Dulu, di Tapaktuan pada awal abad XIX M, Kesenian Rapa’i Dabus ini mulai dipertandingkan antara daerah (Kewedanaan) oleh Pemerintah Belanda pada Hari HUT Kelahiran Ratu Wihelmina. Padahal semasa Sultan Iskandar Muda (1607 – 1636) Kesenian Rapa’i Dabus ini sangat dilarang ditampilkan. Karena waktu itu Syekh Abdurrauf (Syiah Kuala) yang menjadi penasehat Sulthan Iskandar Muda mengharamkan permainan Rapa’i Dabus ini dengan alasan, pada kesenian Rapa’i Dabus terdapat beberapa hal yang melanggar syariat Islam yang kaffah, antara lain adalah:
a. menampak-nampakkan sikap takabbur (dasarnya dari firman Allah SWT dalam surat Al-Mukmin ayat 72 yang berbunyi: Fabik samast wal mutakabbiriiin, artinya: “maka neraka jahannam itulah seburuk-buruk tempat bagi orang-orang yang menyombongkan diri (takabbur’).
b. mengundang sikap sombong/membanggakan diri kepada manusia (karena sengaja dipertontonkan pada khalayak). Agama Islam sangat melarang penganutnya menyombongkan diri karena suatu kelebihan yang dipunyai, padahal yang berhak sombong seharusnya hanya Allah. Sombong itu adalah selendang Allah yang tidak bisa dipakai oleh manusia. Bila dipakai juga Allah akan marah dan murka sebagaimana ancaman-Nya di dalam Al-Qur’an.
c. mengundang sikap ingin bersaing, berlomba-lomba mengalahkan kelebihan dan kesaktian lawan. Kemudian memberi peluang untuk berbuat curang (khianat) kepada lawan dalam berdabus. Sehingga tak jarang peserta rapa’i dabus yang terluka bersimbah darah (menjadi korban kecurangan pihak lawan).

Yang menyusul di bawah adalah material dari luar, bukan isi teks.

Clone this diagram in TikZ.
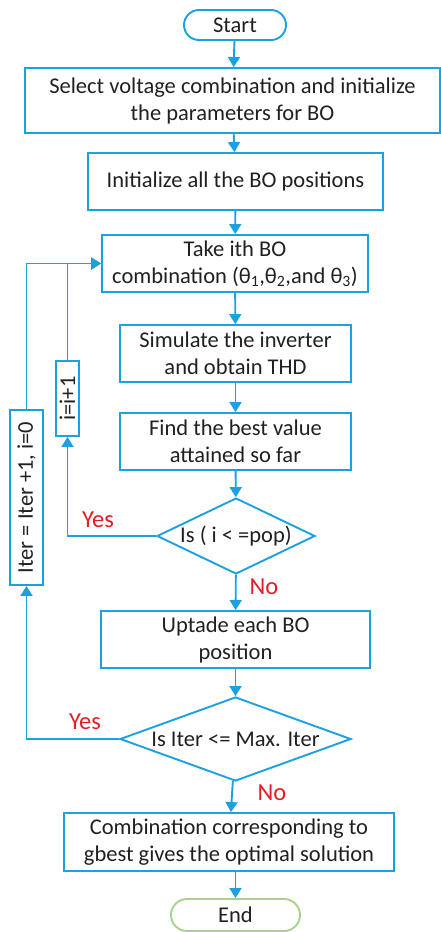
\documentclass[tikz,border=0pt]{standalone}
\usepackage{fontspec}
\usepackage{graphicx}
\setmainfont{Carlito}
\usetikzlibrary{arrows.meta,shapes.geometric}
\definecolor{flowblue}{RGB}{27,161,226}
\definecolor{endgreen}{RGB}{169,209,142}
\definecolor{labelred}{RGB}{228,30,38}
\definecolor{textgray}{RGB}{35,31,32}
\begin{document}
\begin{tikzpicture}[x=1pt,y=-1pt,
  every node/.style={font=\fontsize{22.5}{27}\selectfont, text=textgray},
  procbox/.style={draw=flowblue, line width=1.9pt, rectangle, align=center, inner sep=0pt},
  termbox/.style={draw=flowblue, line width=1.9pt, rectangle, rounded corners=15pt, inner sep=0pt},
  decbox/.style={draw=flowblue, line width=1.9pt, diamond, inner sep=0pt, align=center},
  sidebox/.style={draw=flowblue, line width=1.9pt, rectangle, inner sep=0pt},
  flow/.style={draw=flowblue, line width=1.9pt, -{Triangle[width=12pt,length=10pt]}},
  answer/.style={text=labelred, font=\fontsize{24.5}{28}\selectfont}
]
\useasboundingbox (0,0) rectangle (441,932);

% main column
\node[termbox, minimum width=102pt, minimum height=30pt] (start) at (235,25) {Start};
\node[procbox, minimum width=415pt, minimum height=65pt] (sel) at (232.5,100.5)
  {Select voltage combination and initialize\\the parameters for BO};
\node[procbox, minimum width=295pt, minimum height=57pt] (init) at (235.5,181.5)
  {Initialize all the BO positions};
\node[procbox, minimum width=266pt, minimum height=57pt] (take) at (235,263.5)
  {Take ith BO\\combination (θ\textsubscript{1},θ\textsubscript{2},and θ\textsubscript{3})};
\node[procbox, minimum width=231pt, minimum height=57pt] (sim) at (235.5,353.5)
  {Simulate the inverter\\and obtain THD};
\node[procbox, minimum width=231pt, minimum height=57pt] (find) at (235.5,441.5)
  {Find the best value\\attained so far};
\node[decbox, aspect=2.08, minimum width=158pt, minimum height=76pt] (dec1) at (236,536)
  {Is ( i < =pop)};
\node[procbox, minimum width=269pt, minimum height=57pt] (upd) at (235.5,639.5)
  {Uptade each BO\\position};
\node[decbox, aspect=2.75, minimum width=231pt, minimum height=84pt] (dec2) at (235.5,739)
  {Is Iter <= Max. Iter};
\node[procbox, minimum width=330pt, minimum height=58pt] (comb) at (229,842)
  {Combination corresponding to\\gbest gives the optimal solution};
\node[termbox, draw=endgreen, rounded corners=16pt, minimum width=129pt, minimum height=32pt] (end) at (235.5,915) {End};

% loop counters
\node[sidebox, minimum width=23pt, minimum height=75pt] (inc) at (67.5,398.5)
  {\rotatebox{90}{i=i+1}};
\node[sidebox, minimum width=33pt, minimum height=175pt] (iter) at (26.5,497.5)
  {\rotatebox{90}{Iter = Iter +1, i=0}};

% forward flow
\draw[flow] (start) -- (sel);
\draw[flow] (sel) -- (init);
\draw[flow] (init) -- (take);
\draw[flow] (take) -- (sim);
\draw[flow] (sim) -- (find);
\draw[flow] (find) -- (dec1);
\draw[flow] (dec1) -- (upd);
\draw[flow] (upd) -- (dec2);
\draw[flow] (dec2) -- (comb);
\draw[flow] (comb.south -| end) -- (end);

% loops back
\draw[flow] (dec1.west) -| (inc.south);
\draw[flow] (inc.north) |- (take.west);
\draw[flow] (dec2.west) -| (iter.south);
\draw[flow] (iter.north) |- (take.west);

% branch labels
\node[answer] (yes1) at (98,520) {Yes};
\node[answer] (no1) at (264,587) {No};
\node[answer] (yes2) at (85,722) {Yes};
\node[answer] (no2) at (272,793) {No};
\end{tikzpicture}
\end{document}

d. diragukan anggota (peserta) Rapa’i Dabus tidak mampu bersikap tawaduk dan wara’ (rendah hati) dalam pergaulan sehari-hari serta tidak suka menampak-nampakkan (menonjol-nonjolkan) kesaktiannya/kekebalan di sembarang tempat. Padahal sikap wara’ dan tawaduk serta rendah hati, sabar, menyembunyikan/merahasiakan kekeramatan (kalau dalam rapa’i dabus disebut sakti), dan tidak riya adalah tuntunan Islam yang kaffah. Dasarnya adalah firman Allah dalam surat Al Ma’un ayat 6 yang berbunyi: “Alladziinahum yuraaa-un”. Artinya: “yaitu orang-orang yang berbuat riya”. Tafsir dari ayat ini: Riya ialah melakukan sesuatu amal perbuatan tidak untuk mencari keridaan Allah akan tetapi untuk mencari pujian atau kemasyhuran di mata masyarakat.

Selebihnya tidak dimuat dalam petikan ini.